- **Problem to solve**
Return the lines where the word "this" occurs.

- **Entries shown**
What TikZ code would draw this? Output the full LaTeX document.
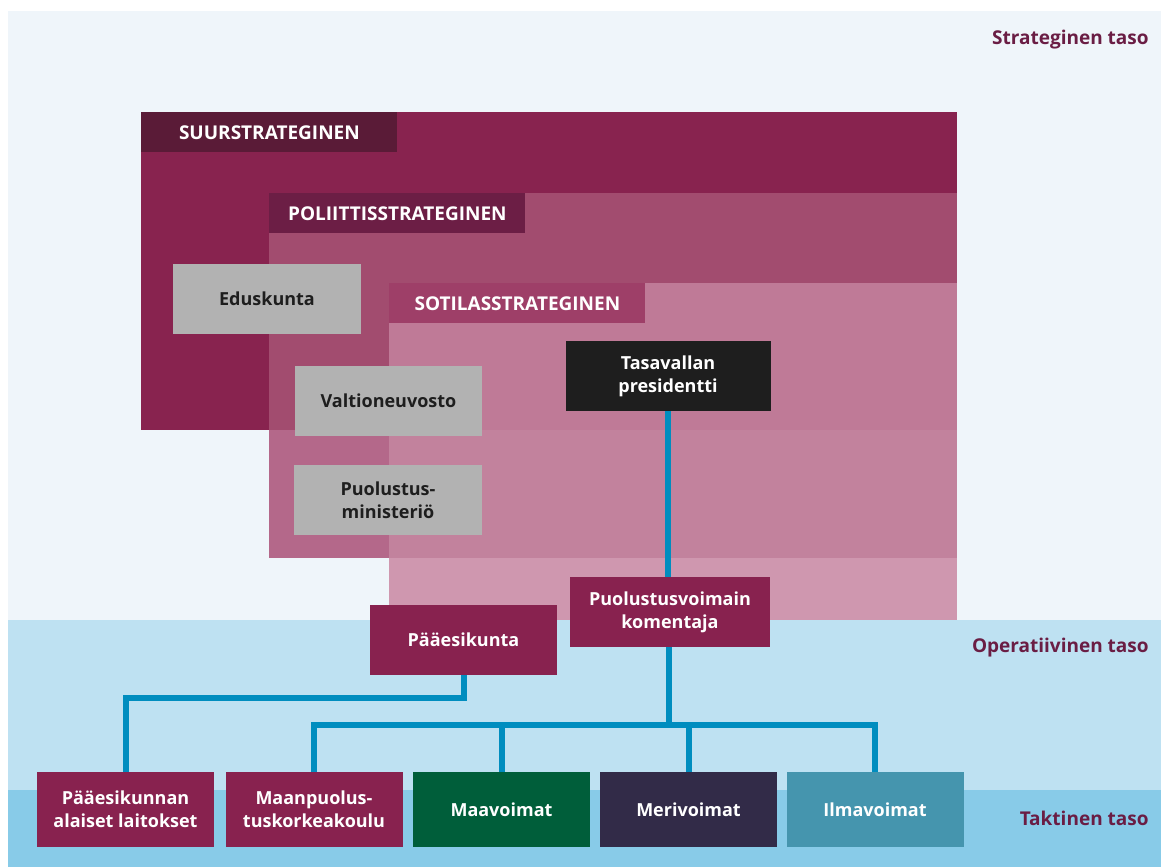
\documentclass[tikz,border=0pt]{standalone}
\usepackage{fontspec}
\setmainfont{Open Sans}
\usetikzlibrary{positioning}
\definecolor{bgtop}{HTML}{EFF5FA}
\definecolor{bgop}{HTML}{BEE1F2}
\definecolor{bgtac}{HTML}{88CBE8}
\definecolor{suur}{HTML}{88234F}
\definecolor{suurhead}{HTML}{5A1B37}
\definecolor{polhead}{HTML}{6C1E45}
\definecolor{polsuur}{HTML}{A24C6F}
\definecolor{pol}{HTML}{B4688A}
\definecolor{sothead}{HTML}{9E3F68}
\definecolor{sotall}{HTML}{BF7A97}
\definecolor{sotpol}{HTML}{C2829D}
\definecolor{sot}{HTML}{CF97AF}
\definecolor{govgrey}{HTML}{B2B2B2}
\definecolor{nearblack}{HTML}{1E1E1E}
\definecolor{unit}{HTML}{88224F}
\definecolor{army}{HTML}{005E3A}
\definecolor{navy}{HTML}{322B48}
\definecolor{airforce}{HTML}{4595AE}
\definecolor{linkblue}{HTML}{008DBF}
\definecolor{levtext}{HTML}{6A1D44}
\begin{document}
\begin{tikzpicture}[x=0.5pt, y=-0.5pt,
	every node/.style={font=\bfseries\fontsize{9}{11.5}\selectfont, align=center, inner sep=0pt},
	box/.style={rectangle, minimum height=35pt, text=white, fill=unit},
	govbox/.style={box, fill=govgrey, text=nearblack, minimum width=94pt},
	branch/.style={box, minimum width=88.5pt, minimum height=37.5pt},
	head/.style={rectangle, fill=#1, text=white, anchor=north west, minimum width=128pt, minimum height=20pt, font=\bfseries\fontsize{9.5}{11}\selectfont},
	level/.style={anchor=east, text=levtext, font=\bfseries\fontsize{9.5}{11}\selectfont},
	link/.style={draw=linkblue, line width=3pt}]
	\useasboundingbox (0,0) rectangle (1161,867);
	\fill[bgtop] (8,11) rectangle (1161,620);
	\fill[bgop] (8,620) rectangle (1161,790);
	\fill[bgtac] (8,790) rectangle (1161,867);

	% strategy layers
	\fill[suur] (141,112) rectangle (957,430);
	\fill[polsuur] (269,193) rectangle (957,430);
	\fill[pol] (269,430) rectangle (957,558);
	\fill[sotall] (389,283) rectangle (957,430);
	\fill[sotpol] (389,430) rectangle (957,558);
	\fill[sot] (389,558) rectangle (957,620);

	\node[head=suurhead] (suurh) at (141,112) {SUURSTRATEGINEN};
	\node[head=polhead] (polh) at (269,193) {POLIITTISSTRATEGINEN};
	\node[head=sothead] (soth) at (389,283) {SOTILASSTRATEGINEN};

	\node[level] (strat) at (1149,40) {Strateginen taso};
	\node[level] (oper) at (1149,648) {Operatiivinen taso};
	\node[level] (takt) at (1149,818) {Taktinen taso};

	\node[govbox] (edk) at (267,299) {Eduskunta};
	\node[govbox, minimum width=93.5pt] (vn) at (388.5,401) {Valtioneuvosto};
	\node[govbox] (plm) at (388,500) {Puolustus-\\ministeriö};
	\node[box, fill=nearblack, minimum width=102.5pt] (tp) at (668,376) {Tasavallan\\presidentti};
	\node[box, minimum width=100pt] (kom) at (670,612) {Puolustusvoimain\\komentaja};
	\node[box, minimum width=93.5pt] (pe) at (463.5,639.5) {Pääesikunta};

	\node[branch] (pal) at (125.5,809.5) {Pääesikunnan\\alaiset laitokset};
	\node[branch] (mpk) at (314,809.5) {Maanpuolus-\\tuskorkeakoulu};
	\node[branch, fill=army] (maa) at (501.5,809.5) {Maavoimat};
	\node[branch, fill=navy] (meri) at (688.5,809.5) {Merivoimat};
	\node[branch, fill=airforce] (ilma) at (875,809.5) {Ilmavoimat};

	\coordinate (bus) at (669,725);
	\coordinate (pebus) at (464,698);

	\draw[link] (tp.south) -- (tp.south |- kom.north);
	\draw[link] (kom.south -| bus) -- (bus);
	\draw[link] (mpk.north) |- (ilma.north |- bus) -- (ilma.north);
	\draw[link] (maa.north) -- (maa.north |- bus);
	\draw[link] (meri.north) -- (meri.north |- bus);
	\draw[link] (pe.south -| pebus) -- (pebus) -| (pal.north);
\end{tikzpicture}
\end{document}
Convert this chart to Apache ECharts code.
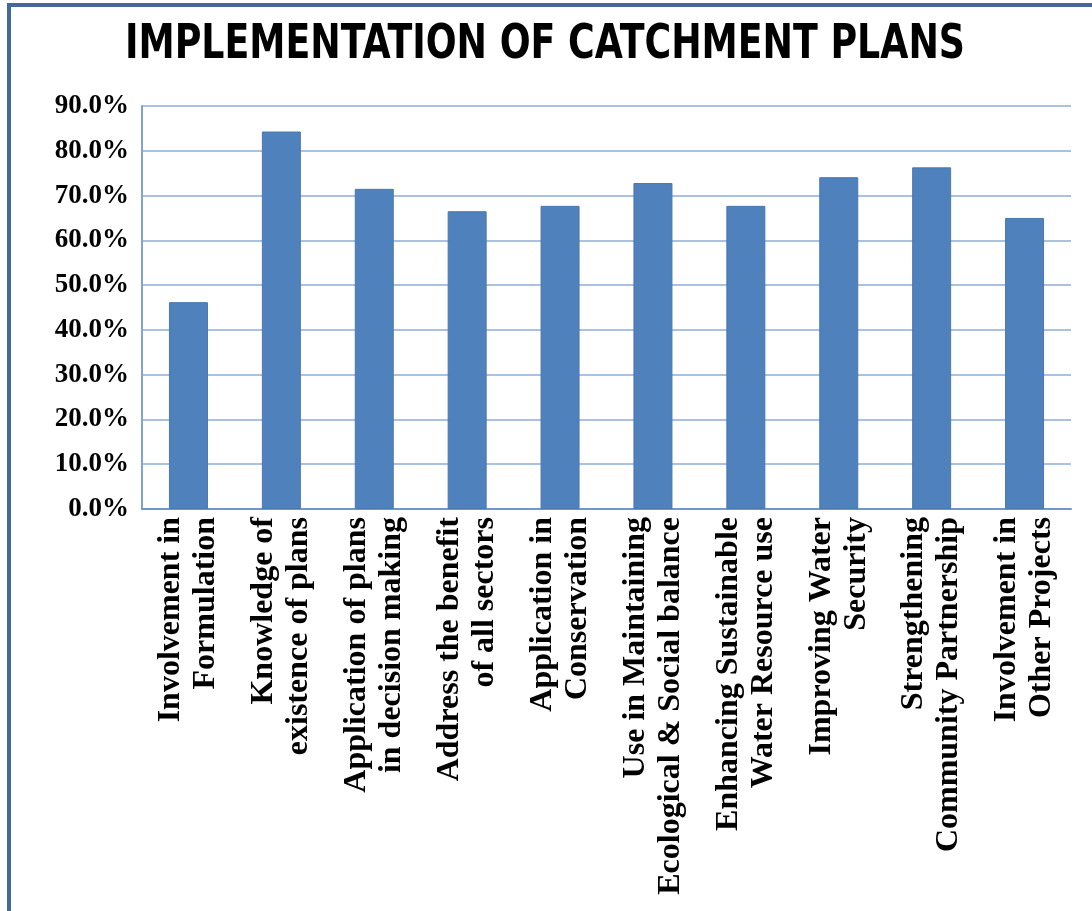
<!DOCTYPE html>
<html>
<head>
<meta charset="utf-8">
<title>Implementation of Catchment Plans</title>
<script src="https://cdn.jsdelivr.net/npm/echarts@6/dist/echarts.min.js"></script>
<style>
  html, body { margin: 0; padding: 0; background: #ffffff; }
  #chart { width: 1092px; height: 911px; }
</style>
</head>
<body>
<div id="chart"></div>
<script>
// Survey responses: share of respondents per catchment-plan aspect
const categories = [
  'Involvement in\nFormulation',
  'Knowledge of\nexistence of plans',
  'Application of plans\nin decision making',
  'Address the benefit\nof all sectors',
  'Application in\nConservation',
  'Use in Maintaining\nEcological & Social balance',
  'Enhancing Sustainable\nWater Resource use',
  'Improving Water\nSecurity',
  'Strengthening\nCommunity Partnership',
  'Involvement in\nOther Projects'
];
const percentValues = [46.2, 84.3, 71.5, 66.5, 67.7, 72.8, 67.7, 74.1, 76.3, 65.0];
const yTicks = [0, 10, 20, 30, 40, 50, 60, 70, 80, 90];
const titleText = 'IMPLEMENTATION OF CATCHMENT PLANS';

// Condensed bold heading: squeeze the available sans font to a narrow width
const titleFont = '"Liberation Sans Narrow", "DejaVu Sans Condensed", "DejaVu Sans", sans-serif';
const titleSize = 48;
const titleWidth = 840;
const measureCtx = document.createElement('canvas').getContext('2d');
measureCtx.font = 'bold ' + titleSize + 'px ' + titleFont;
const naturalWidth = measureCtx.measureText(titleText).width;
const titleScaleX = Math.min(1, titleWidth / naturalWidth);

const chart = echarts.init(document.getElementById('chart'), null, { renderer: 'canvas' });

const option = {
  backgroundColor: '#ffffff',
  animation: false,
  graphic: [
    {
      type: 'text',
      x: 545,
      y: 46,
      scaleX: titleScaleX,
      style: {
        text: titleText,
        align: 'center',
        verticalAlign: 'middle',
        fontFamily: titleFont,
        fontWeight: 'bold',
        fontSize: titleSize,
        fill: '#000000'
      },
      z: 50
    },
    {
      // outer frame around the chart (left and top edges visible)
      type: 'rect',
      x: 9,
      y: 5,
      shape: { x: 0, y: 0, width: 1200, height: 1000 },
      style: { fill: 'none', stroke: '#44689c', lineWidth: 4 },
      z: 100
    }
  ],
  grid: {
    left: 142,
    right: 21,
    top: 106,
    bottom: 402,
    containLabel: false
  },
  xAxis: {
    type: 'category',
    data: categories,
    axisLine: { show: true, lineStyle: { color: '#6f97cf', width: 2 } },
    axisTick: { show: false },
    axisLabel: {
      rotate: 90,
      margin: 8,
      interval: 0,
      padding: [0, 0, 14, 0],
      fontFamily: '"Liberation Serif", "Times New Roman", serif',
      fontWeight: 'bold',
      fontSize: 32,
      lineHeight: 35,
      color: '#000000'
    }
  },
  yAxis: {
    type: 'value',
    min: yTicks[0],
    max: yTicks[yTicks.length - 1],
    interval: 10,
    axisLine: { show: true, lineStyle: { color: '#7fa3d5', width: 2 } },
    axisTick: { show: false },
    splitLine: { show: true, lineStyle: { color: '#a9c1e3', width: 2 } },
    axisLabel: {
      margin: 13,
      formatter: v => v.toFixed(1) + '%',
      fontFamily: '"Liberation Serif", "Times New Roman", serif',
      fontWeight: 'bold',
      fontSize: 27,
      color: '#000000'
    }
  },
  series: [
    {
      type: 'bar',
      data: percentValues,
      barWidth: 39,
      itemStyle: {
        color: '#4f81bd',
        borderColor: '#4a78b0',
        borderWidth: 1
      }
    }
  ]
};

chart.setOption(option);
</script>
</body>
</html>
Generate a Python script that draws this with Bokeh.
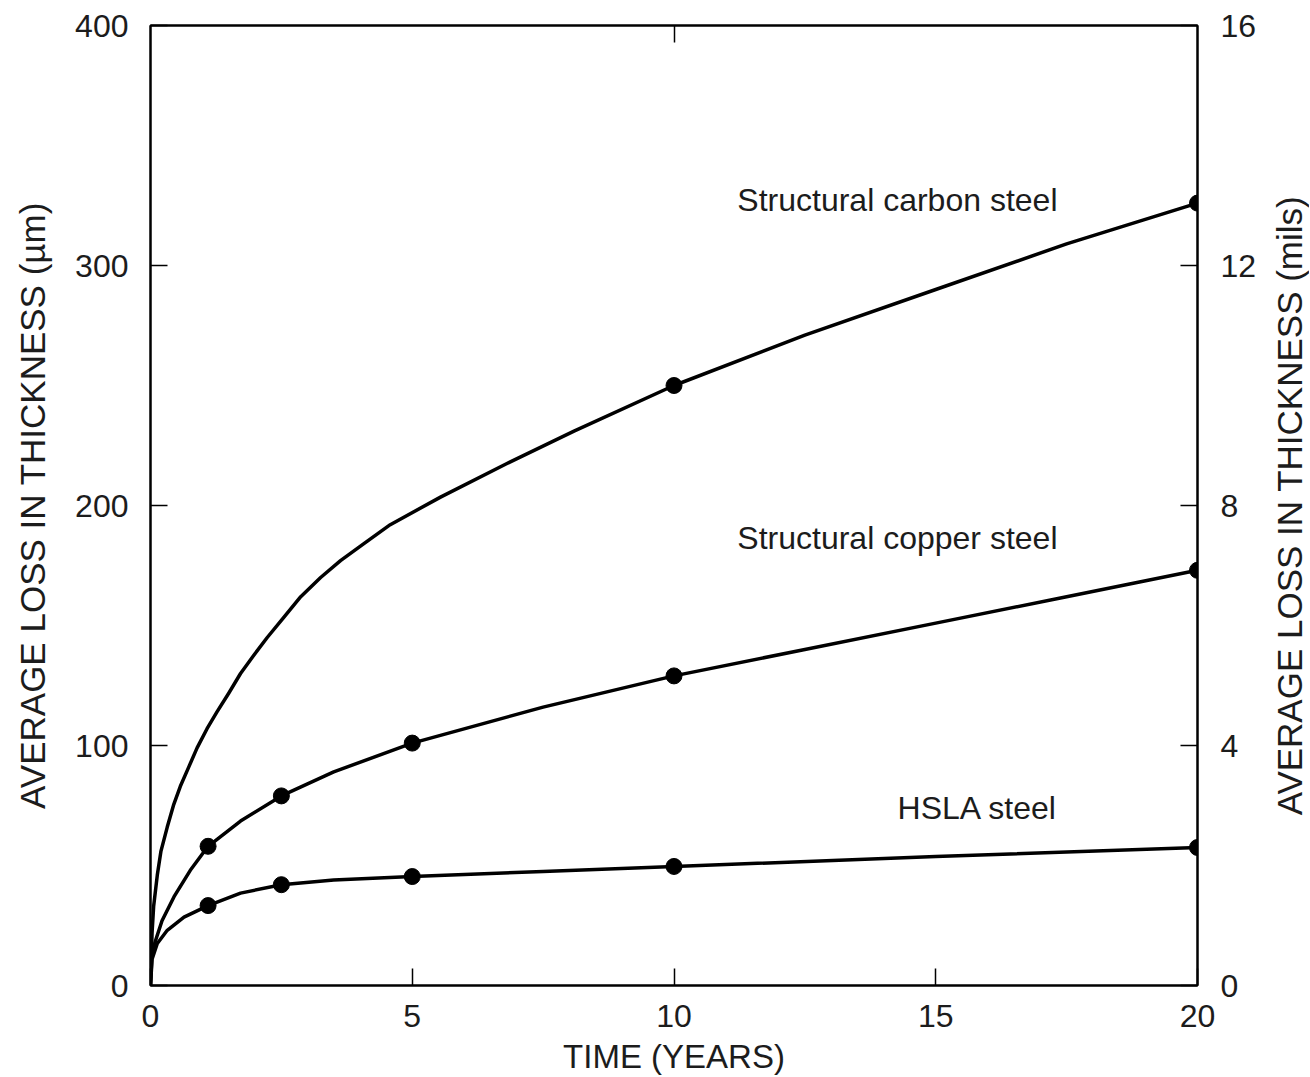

- **Written answer**
What TikZ code would draw this? Output the full LaTeX document.
Convert this chart to Apache ECharts code.
Generate a Python script that draws this with Bokeh.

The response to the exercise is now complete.